Sophomore guard Isaiah Brown slams two of his nine points, part of a UF bench that scored a season-high 42 points.
GAINESVILLE, Fla. – Before the opening media timeout, Florida strung together a quick run of five straight makes, with each starter contributing a basket.
It turned into that kind of (stat) evening for the 18th-ranked Gators, who rolled past Saint Francis 102-61 on Wednesday at Exactech Arena/O'Connell Center.
Senior guard
Xaivian Lee continued his climb out of a shooting slump, pacing six UF players in double figures with 18 points. He connected on seven of nine attempts, including two of four from beyond the arc. That marked the fourth time in the last five outings that Lee has led the team in scoring. Junior forward
Alex Condon added 14 points, seven rebounds, and five assists, while junior center
Rueben Chinyelu recorded his fifth double-double of the year with 12 points—perfect on all five of his shots—and pulled down 11 rebounds.

UF guard Xaivian Lee (11) drives to the bucket for a finish on his way to a team-high 18 points.
UF (7-4) finished the night shooting 61%, converting 26 of 31 attempts inside the arc (an 81.3% clip, the program’s best single-game mark since 2003). The Gators also knocked down six of 16 from long range (a season-high 37.5%), controlled the boards 44-19, and poured in 42 points from the bench en route to a 41-point win — the second-largest margin in Coach Todd Golden’s four-year tenure.
That outcome was very much anticipated. Even better, no Florida player was on the floor for more than 25 minutes, a welcome breather considering the grueling pre-Southeastern Conference slate that ranked among the toughest in the nation.
"Obviously, a game we expected to win," Golden said of his team’s first home appearance in 26 days – since the victory over Merrimack on Nov. 21 – after a stretch of five contests that took the squad to California, North Carolina, New York, and South Florida. "The message to the guys before the game was to take advantage of the opportunity to compete back in our home gym. We haven't been here in while. We didn't play perfectly, but systematically did pretty well."
No shock there. The Red Flash, representing the Northeast League, entered ranked 361st out of 365 Division I programs, making them the lowest-rated UF opponent in the KenPom.com advanced metrics era, which dates back to 1996-97.
Florida wasted no time, racing to an 11-2 advantage that forced an SFU timeout less than four minutes in. By then, Lee, Condon, Chinyelu, Thomas Haugh, and Boogie Fland — the starting five — had each scored once. Just a minute later, reserve guard Isaiah Brown added his own basket, making it six different Gators with points.

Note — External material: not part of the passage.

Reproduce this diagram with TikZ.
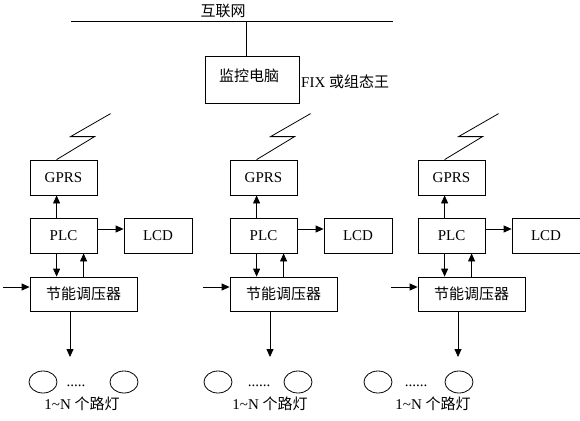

That trend continued throughout, as the home team built a 47-23 halftime cushion and extended it after the break.
"It was great being back home," Condon said.
By the final buzzer, 11 of the 12 scholarship players had registered at least one field goal. Walk-on 7-foot-9 redshirt freshman center
Olivier Rioux capped the night with a two-handed dunk (set up by a smooth drop-off from freshman wing
CJ Ingram) with 42 seconds left. It marked the first career basket for the tallest player in college basketball history.
As for Lee, he has averaged 20.3 points across the last three outings, shooting 54.5% overall and 38.8% from beyond the arc. That’s a sharp turnaround from his early-season struggles. The timing couldn’t be better, with SEC play less than two weeks away.
"Shots are just starting to fall, so it looks a lot better, honestly," Lee said. "I feel the same out there, [with] a little pressure off now that the numbers are a little bit better. I've been sticking to the same process, and things are starting to go."